## What you will do
From the listing that follows, reproduce only the lines from the one holding "Output the LaTeX" through the one holding "(15,116) rectangle (625,383);", both included, with no pictures.

## Provided data

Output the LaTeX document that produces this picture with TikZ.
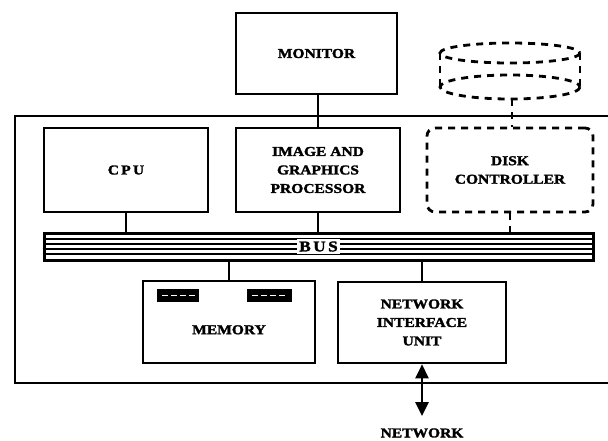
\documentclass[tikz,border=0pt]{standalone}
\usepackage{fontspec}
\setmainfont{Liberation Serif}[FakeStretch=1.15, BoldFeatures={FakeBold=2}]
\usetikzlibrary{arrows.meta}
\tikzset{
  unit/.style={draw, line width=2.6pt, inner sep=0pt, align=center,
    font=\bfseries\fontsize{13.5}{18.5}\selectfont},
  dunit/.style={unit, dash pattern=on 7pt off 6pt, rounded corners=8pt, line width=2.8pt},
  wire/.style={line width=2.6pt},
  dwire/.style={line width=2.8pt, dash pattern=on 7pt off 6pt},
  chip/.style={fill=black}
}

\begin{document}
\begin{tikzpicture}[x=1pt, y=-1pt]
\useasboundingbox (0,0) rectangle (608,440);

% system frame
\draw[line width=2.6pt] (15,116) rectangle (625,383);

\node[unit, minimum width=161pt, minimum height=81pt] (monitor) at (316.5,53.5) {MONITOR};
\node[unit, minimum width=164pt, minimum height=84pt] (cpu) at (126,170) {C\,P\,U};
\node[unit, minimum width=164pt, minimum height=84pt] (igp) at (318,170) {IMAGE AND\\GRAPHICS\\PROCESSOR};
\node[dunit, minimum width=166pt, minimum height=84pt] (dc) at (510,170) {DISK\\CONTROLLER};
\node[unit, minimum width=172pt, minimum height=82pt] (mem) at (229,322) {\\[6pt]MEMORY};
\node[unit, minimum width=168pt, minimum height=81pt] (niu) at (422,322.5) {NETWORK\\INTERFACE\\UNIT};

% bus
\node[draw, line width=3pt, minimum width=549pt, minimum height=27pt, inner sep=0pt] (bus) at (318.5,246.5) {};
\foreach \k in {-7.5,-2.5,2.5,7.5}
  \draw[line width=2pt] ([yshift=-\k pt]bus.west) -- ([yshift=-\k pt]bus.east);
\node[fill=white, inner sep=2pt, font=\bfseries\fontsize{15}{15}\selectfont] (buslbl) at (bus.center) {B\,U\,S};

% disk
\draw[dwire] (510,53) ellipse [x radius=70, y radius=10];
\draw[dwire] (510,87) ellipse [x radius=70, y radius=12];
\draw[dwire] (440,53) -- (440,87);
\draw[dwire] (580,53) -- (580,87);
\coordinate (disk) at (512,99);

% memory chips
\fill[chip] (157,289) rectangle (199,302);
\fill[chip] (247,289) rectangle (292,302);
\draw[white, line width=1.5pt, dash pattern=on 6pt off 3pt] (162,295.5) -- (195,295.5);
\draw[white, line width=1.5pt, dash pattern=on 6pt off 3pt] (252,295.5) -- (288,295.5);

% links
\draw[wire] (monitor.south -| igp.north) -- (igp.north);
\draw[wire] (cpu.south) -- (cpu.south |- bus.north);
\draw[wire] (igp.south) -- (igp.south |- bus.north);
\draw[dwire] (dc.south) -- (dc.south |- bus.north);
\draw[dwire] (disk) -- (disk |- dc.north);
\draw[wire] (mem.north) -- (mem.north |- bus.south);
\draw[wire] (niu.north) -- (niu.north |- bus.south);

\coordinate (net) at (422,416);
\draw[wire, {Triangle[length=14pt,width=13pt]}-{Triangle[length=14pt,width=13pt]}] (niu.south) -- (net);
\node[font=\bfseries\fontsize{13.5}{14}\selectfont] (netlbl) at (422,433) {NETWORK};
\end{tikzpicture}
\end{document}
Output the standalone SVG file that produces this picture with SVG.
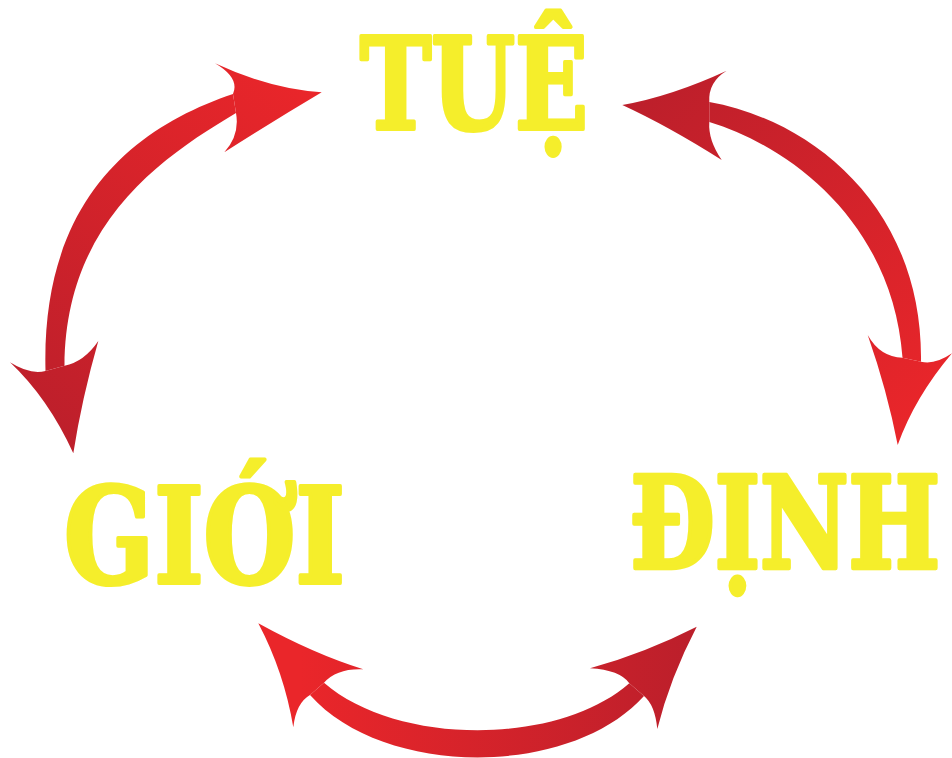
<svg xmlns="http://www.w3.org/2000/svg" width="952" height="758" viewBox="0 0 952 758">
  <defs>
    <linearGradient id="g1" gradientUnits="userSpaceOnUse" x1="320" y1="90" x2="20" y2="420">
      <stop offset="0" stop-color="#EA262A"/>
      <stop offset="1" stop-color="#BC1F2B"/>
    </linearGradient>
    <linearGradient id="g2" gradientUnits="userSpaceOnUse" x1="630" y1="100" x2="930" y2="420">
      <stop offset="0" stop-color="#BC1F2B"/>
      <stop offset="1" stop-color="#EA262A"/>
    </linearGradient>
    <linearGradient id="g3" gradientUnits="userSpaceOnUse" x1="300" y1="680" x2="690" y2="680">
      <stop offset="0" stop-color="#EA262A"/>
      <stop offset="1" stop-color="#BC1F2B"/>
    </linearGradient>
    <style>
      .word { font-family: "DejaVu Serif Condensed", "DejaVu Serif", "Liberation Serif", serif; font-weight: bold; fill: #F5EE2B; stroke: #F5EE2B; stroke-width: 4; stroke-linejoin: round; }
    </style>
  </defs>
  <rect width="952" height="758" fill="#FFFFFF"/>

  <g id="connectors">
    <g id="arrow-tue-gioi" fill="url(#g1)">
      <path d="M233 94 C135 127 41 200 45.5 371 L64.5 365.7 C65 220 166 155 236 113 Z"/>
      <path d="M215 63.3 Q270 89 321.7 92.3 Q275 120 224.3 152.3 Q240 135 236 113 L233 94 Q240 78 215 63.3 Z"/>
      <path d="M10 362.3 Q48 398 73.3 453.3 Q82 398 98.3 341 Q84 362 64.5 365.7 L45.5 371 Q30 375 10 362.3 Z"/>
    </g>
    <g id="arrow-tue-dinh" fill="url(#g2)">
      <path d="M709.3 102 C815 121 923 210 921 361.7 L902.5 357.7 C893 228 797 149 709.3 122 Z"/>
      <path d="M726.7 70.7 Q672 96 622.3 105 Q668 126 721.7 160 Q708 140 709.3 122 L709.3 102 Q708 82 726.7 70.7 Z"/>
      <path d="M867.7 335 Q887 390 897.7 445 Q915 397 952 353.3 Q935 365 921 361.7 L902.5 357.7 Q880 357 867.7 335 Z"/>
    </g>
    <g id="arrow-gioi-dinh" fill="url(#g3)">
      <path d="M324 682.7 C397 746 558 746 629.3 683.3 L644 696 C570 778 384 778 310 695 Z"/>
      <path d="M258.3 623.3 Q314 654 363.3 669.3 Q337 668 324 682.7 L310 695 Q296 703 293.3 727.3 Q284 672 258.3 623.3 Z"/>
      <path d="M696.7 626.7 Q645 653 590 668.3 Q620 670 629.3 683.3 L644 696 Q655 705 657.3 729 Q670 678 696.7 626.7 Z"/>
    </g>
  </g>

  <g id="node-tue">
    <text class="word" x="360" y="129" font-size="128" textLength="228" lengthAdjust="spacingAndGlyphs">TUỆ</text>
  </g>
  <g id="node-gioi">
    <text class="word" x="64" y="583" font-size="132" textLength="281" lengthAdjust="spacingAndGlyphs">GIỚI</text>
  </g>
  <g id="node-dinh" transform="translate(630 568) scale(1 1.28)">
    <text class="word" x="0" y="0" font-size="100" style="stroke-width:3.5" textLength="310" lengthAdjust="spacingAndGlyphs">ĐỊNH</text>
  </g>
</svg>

* * *

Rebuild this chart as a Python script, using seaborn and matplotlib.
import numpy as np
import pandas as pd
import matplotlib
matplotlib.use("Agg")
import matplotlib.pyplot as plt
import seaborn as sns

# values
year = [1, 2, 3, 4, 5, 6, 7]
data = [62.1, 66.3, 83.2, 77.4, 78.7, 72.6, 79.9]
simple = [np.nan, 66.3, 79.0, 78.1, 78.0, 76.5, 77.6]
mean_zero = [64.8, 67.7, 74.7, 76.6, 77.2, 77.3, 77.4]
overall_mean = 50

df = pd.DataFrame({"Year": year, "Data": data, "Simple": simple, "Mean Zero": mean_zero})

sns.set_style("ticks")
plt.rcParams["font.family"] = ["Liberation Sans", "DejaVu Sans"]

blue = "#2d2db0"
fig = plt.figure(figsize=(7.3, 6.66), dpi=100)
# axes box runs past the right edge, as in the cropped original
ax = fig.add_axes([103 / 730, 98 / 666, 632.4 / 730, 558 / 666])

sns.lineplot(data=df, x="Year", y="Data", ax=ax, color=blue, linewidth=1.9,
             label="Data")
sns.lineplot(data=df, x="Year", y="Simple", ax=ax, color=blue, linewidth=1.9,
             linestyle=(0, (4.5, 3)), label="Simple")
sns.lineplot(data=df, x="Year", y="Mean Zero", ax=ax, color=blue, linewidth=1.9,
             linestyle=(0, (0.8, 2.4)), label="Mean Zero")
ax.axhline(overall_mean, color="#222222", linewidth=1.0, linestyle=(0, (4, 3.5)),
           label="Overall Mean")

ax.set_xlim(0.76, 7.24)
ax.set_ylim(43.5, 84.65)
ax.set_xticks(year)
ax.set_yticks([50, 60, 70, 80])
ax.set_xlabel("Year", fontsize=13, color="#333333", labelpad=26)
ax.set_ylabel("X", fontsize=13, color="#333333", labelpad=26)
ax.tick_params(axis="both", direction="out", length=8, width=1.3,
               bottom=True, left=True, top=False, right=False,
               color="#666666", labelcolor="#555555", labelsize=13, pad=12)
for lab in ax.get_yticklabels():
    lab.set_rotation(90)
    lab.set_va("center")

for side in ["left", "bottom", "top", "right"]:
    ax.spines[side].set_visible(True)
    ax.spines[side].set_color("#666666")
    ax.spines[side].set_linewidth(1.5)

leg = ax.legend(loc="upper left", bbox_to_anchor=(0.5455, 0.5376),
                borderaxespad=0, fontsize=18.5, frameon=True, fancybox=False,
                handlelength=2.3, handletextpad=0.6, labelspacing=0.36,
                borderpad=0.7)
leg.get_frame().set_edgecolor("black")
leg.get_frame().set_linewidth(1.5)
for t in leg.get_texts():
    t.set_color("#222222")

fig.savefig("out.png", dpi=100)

## Answer to the problem
Output the LaTeX document that produces this picture with TikZ.
\documentclass[tikz,border=0pt]{standalone}
\usepackage{fontspec}
\setmainfont{Liberation Serif}[FakeStretch=1.15, BoldFeatures={FakeBold=2}]
\usetikzlibrary{arrows.meta}
\tikzset{
  unit/.style={draw, line width=2.6pt, inner sep=0pt, align=center,
    font=\bfseries\fontsize{13.5}{18.5}\selectfont},
  dunit/.style={unit, dash pattern=on 7pt off 6pt, rounded corners=8pt, line width=2.8pt},
  wire/.style={line width=2.6pt},
  dwire/.style={line width=2.8pt, dash pattern=on 7pt off 6pt},
  chip/.style={fill=black}
}

\begin{document}
\begin{tikzpicture}[x=1pt, y=-1pt]
\useasboundingbox (0,0) rectangle (608,440);

% system frame
\draw[line width=2.6pt] (15,116) rectangle (625,383);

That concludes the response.